We are excited to publish the first draft of the Open Tree of Life in PNAS:

http://www.pnas.org/content/early/2015/09/16/1423041112.abstract

Scientists have used gene sequences and morphological data to construct tens of thousands of evolutionary trees that describe the evolutionary history of animals, plants, and microbes. This study is the first, to our knowledge, to apply an efficient and automated process for assembling published trees into a complete tree of life. This tree and the underlying data are available to browse and download from the Internet, facilitating subsequent analyses that require evolutionary trees. The tree can be easily updated with newly published data. Our analysis of coverage not only reveals gaps in sampling and naming biodiversity but also further demonstrates that most published phylogenies are not available in digital formats that can be summarized into a tree of life.

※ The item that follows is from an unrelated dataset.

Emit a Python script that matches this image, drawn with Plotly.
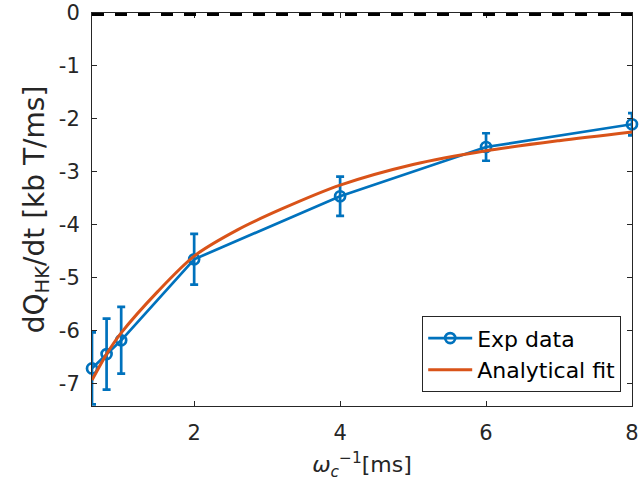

This is only a first draft, and there are plenty of places where the tree does not represent what we know about phylogenetic relationships. We can improve this tree through incorporation of new taxonomic and phylogenetic data. Our data store of trees (which contains many more trees than are included in the draft tree of life) is also a resource for other analyses. If you want to contribute a published tree for synthesis (or for analyses of coverage, conflict, etc), you can upload it through our curation interface.

Other pages and links:

Many thanks to all of the people that provided data, discussion, review, curation, and code and of course to NSF Biology for funding this work!

2 responses

  1. Random Guy

    Where are all the fossil taxa in this tree? Searching for them usually gets me either an error message about them being flagged “incertae sedis” or no results.

    There was nothing at all in Archosauria except extant crocodilians and a small number of extinct near-relatives, plus Neornithes. The 500 or so species of non-avian dinosaurs were missing entirely from the tree. No pterosaurs, ornithischians, or sauropods were in the taxonomy at all, and only a small number of non-avian theropods were.

    Mammals fared a bit better, but the lack of stem-synapsids in the tree synthesis database leads me to question the validity of the entire tree. Dimetrodon was missing from the taxonomy entirely, as was Juramaia, the latter of which as the earliest known eutherian is unacceptable. Important stem-mammals like Eomaia and Morganucodon should have been used to generate the tree as well, but they were also left out of the tree synthesis database.

    Furthermore, important transitional fossils like Pikaia (missing from the taxonomy entirely!), Tiktaalik, Australopithecus, Ambulocetus, Archaeopteryx, and Hyracotherium were left out of the tree synthesis database. The lack of these and other intermediates indicate that far from being a comprehensive tree of life, this is a series of leaves with no branches, trunk, or roots. This tree should not have been allowed to be released in its current state.

    Like

    September 23, 2015 at 3:32 am

  2. Random Guy

    I apologize for my tone in the previous post. I recently reviewed the conversation on Reddit and learned there are plans to introduce more fossil taxa in the future. I understand this is sort of a rough draft and not quite a finished product yet.

    I would still have preferred to see some of the more important stem-members of different lineages included from the start, though.